What the task requires>
Nothing after the line with "Arial, Helvetica, sans-serif';" belongs in the copy; extract the lines below from the top through that line, pictures left out.
---------------
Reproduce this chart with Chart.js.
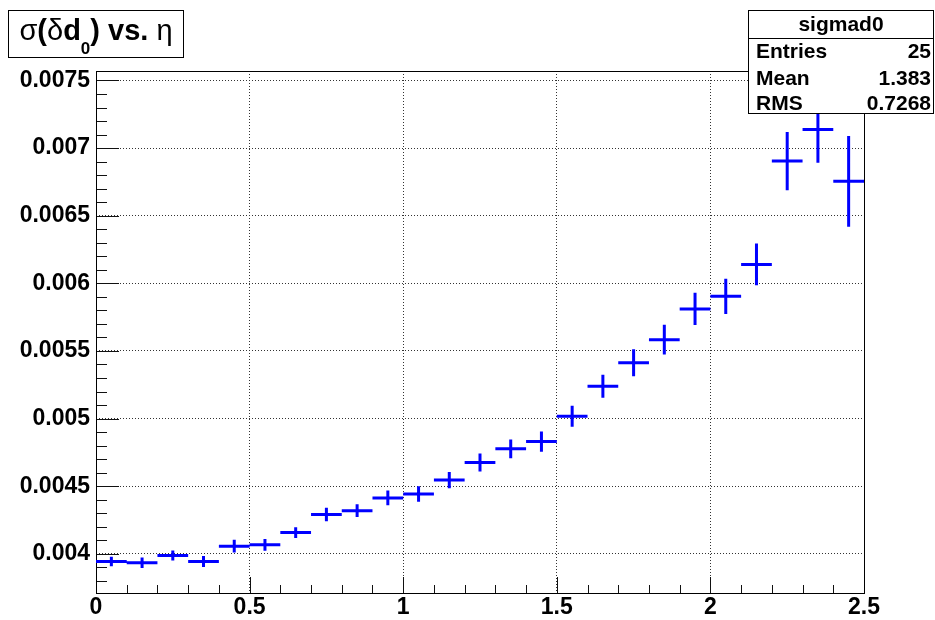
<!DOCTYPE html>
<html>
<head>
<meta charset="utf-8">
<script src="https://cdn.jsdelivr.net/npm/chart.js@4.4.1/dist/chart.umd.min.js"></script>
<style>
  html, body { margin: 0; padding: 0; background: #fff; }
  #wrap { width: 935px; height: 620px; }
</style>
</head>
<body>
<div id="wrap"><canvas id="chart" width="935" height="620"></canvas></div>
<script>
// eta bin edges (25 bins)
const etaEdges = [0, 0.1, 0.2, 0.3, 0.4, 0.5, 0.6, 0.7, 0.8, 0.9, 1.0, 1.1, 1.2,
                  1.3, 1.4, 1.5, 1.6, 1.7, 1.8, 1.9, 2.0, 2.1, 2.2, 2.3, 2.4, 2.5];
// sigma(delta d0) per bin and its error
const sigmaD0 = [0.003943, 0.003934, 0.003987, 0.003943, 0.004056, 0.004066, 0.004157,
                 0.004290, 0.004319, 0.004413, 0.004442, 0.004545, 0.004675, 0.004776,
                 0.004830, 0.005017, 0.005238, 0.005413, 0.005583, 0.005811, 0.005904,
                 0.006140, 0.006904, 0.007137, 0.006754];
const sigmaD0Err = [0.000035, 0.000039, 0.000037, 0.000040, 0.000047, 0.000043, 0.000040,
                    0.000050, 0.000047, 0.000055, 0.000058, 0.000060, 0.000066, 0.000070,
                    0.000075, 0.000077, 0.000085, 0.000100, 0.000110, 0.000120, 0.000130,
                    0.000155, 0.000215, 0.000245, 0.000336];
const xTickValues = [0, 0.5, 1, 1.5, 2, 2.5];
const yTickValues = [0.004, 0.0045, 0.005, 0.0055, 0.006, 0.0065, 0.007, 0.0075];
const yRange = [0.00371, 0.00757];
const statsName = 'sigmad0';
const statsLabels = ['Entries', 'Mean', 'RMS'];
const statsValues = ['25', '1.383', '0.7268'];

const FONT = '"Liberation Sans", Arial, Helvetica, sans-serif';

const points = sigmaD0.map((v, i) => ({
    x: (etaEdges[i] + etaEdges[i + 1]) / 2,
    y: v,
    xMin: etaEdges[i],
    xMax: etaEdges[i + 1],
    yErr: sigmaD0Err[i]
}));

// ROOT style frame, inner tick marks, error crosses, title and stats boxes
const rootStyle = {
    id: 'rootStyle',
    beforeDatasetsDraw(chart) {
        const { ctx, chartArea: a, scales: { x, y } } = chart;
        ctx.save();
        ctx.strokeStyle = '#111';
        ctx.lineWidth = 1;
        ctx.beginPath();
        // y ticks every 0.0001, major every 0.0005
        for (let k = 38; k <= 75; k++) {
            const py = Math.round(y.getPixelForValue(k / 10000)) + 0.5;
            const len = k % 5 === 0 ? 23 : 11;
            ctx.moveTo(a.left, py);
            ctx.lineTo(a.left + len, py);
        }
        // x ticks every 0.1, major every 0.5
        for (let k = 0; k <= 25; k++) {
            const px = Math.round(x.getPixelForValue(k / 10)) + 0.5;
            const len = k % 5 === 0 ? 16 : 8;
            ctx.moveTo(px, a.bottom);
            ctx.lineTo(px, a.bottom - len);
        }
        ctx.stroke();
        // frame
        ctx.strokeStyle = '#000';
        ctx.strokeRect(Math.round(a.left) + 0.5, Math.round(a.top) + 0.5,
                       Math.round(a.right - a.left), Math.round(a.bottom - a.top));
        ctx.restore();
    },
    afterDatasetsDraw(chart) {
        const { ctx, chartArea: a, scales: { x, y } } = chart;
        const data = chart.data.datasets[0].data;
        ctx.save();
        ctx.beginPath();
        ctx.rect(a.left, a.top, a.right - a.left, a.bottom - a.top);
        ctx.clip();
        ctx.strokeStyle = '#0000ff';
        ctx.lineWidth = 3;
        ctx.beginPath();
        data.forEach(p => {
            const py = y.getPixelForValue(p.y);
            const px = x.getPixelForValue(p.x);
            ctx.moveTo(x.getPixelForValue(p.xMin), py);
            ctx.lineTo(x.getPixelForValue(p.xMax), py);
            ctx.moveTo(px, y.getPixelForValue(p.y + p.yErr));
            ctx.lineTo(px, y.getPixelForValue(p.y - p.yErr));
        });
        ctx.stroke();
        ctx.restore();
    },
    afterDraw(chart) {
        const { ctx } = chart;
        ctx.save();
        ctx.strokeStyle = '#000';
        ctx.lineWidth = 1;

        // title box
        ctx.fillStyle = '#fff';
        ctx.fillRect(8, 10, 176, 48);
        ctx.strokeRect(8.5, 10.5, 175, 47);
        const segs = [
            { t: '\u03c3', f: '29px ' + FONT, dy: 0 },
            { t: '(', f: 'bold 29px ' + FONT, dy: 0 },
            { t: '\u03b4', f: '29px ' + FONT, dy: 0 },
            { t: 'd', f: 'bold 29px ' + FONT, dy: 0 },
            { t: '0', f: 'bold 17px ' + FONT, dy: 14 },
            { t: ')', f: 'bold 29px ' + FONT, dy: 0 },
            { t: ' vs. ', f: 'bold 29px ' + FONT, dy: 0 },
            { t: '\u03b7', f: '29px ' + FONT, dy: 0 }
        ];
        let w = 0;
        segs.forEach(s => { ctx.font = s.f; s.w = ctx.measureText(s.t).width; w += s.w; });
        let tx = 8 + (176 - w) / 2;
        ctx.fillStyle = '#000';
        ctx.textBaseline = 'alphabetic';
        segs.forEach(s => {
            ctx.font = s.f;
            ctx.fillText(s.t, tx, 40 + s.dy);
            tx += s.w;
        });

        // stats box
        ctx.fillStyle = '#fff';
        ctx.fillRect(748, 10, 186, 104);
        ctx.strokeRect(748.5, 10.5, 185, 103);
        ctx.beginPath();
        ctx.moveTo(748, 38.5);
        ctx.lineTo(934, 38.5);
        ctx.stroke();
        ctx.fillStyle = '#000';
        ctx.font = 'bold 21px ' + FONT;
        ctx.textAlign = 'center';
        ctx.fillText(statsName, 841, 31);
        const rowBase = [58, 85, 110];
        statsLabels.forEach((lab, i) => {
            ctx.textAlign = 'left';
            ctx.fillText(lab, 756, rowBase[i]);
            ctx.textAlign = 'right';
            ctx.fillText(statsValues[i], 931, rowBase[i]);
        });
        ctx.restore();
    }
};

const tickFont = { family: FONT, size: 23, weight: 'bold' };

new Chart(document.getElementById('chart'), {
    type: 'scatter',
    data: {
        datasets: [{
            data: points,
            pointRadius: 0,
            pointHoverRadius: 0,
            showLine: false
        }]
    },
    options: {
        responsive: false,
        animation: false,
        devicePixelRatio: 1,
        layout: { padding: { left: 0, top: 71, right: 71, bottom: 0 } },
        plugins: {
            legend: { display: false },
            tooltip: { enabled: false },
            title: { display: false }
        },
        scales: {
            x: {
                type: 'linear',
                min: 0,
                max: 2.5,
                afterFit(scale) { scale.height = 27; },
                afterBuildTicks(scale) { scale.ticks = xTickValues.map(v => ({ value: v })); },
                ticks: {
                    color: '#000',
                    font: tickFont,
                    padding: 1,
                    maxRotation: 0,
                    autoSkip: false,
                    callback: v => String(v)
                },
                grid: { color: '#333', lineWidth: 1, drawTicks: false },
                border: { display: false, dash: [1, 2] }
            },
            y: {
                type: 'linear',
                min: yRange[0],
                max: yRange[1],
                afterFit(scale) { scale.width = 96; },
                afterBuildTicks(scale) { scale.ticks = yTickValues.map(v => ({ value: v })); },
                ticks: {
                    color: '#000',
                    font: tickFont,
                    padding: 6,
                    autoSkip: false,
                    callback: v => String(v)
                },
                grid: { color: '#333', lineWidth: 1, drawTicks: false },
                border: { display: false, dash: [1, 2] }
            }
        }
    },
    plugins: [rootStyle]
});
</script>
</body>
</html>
---------------
Expected answer>
Reproduce this chart with Chart.js.
<!DOCTYPE html>
<html>
<head>
<meta charset="utf-8">
<script src="https://cdn.jsdelivr.net/npm/chart.js@4.4.1/dist/chart.umd.min.js"></script>
<style>
  html, body { margin: 0; padding: 0; background: #fff; }
  #wrap { width: 935px; height: 620px; }
</style>
</head>
<body>
<div id="wrap"><canvas id="chart" width="935" height="620"></canvas></div>
<script>
// eta bin edges (25 bins)
const etaEdges = [0, 0.1, 0.2, 0.3, 0.4, 0.5, 0.6, 0.7, 0.8, 0.9, 1.0, 1.1, 1.2,
                  1.3, 1.4, 1.5, 1.6, 1.7, 1.8, 1.9, 2.0, 2.1, 2.2, 2.3, 2.4, 2.5];
// sigma(delta d0) per bin and its error
const sigmaD0 = [0.003943, 0.003934, 0.003987, 0.003943, 0.004056, 0.004066, 0.004157,
                 0.004290, 0.004319, 0.004413, 0.004442, 0.004545, 0.004675, 0.004776,
                 0.004830, 0.005017, 0.005238, 0.005413, 0.005583, 0.005811, 0.005904,
                 0.006140, 0.006904, 0.007137, 0.006754];
const sigmaD0Err = [0.000035, 0.000039, 0.000037, 0.000040, 0.000047, 0.000043, 0.000040,
                    0.000050, 0.000047, 0.000055, 0.000058, 0.000060, 0.000066, 0.000070,
                    0.000075, 0.000077, 0.000085, 0.000100, 0.000110, 0.000120, 0.000130,
                    0.000155, 0.000215, 0.000245, 0.000336];
const xTickValues = [0, 0.5, 1, 1.5, 2, 2.5];
const yTickValues = [0.004, 0.0045, 0.005, 0.0055, 0.006, 0.0065, 0.007, 0.0075];
const yRange = [0.00371, 0.00757];
const statsName = 'sigmad0';
const statsLabels = ['Entries', 'Mean', 'RMS'];
const statsValues = ['25', '1.383', '0.7268'];

const FONT = '"Liberation Sans", Arial, Helvetica, sans-serif';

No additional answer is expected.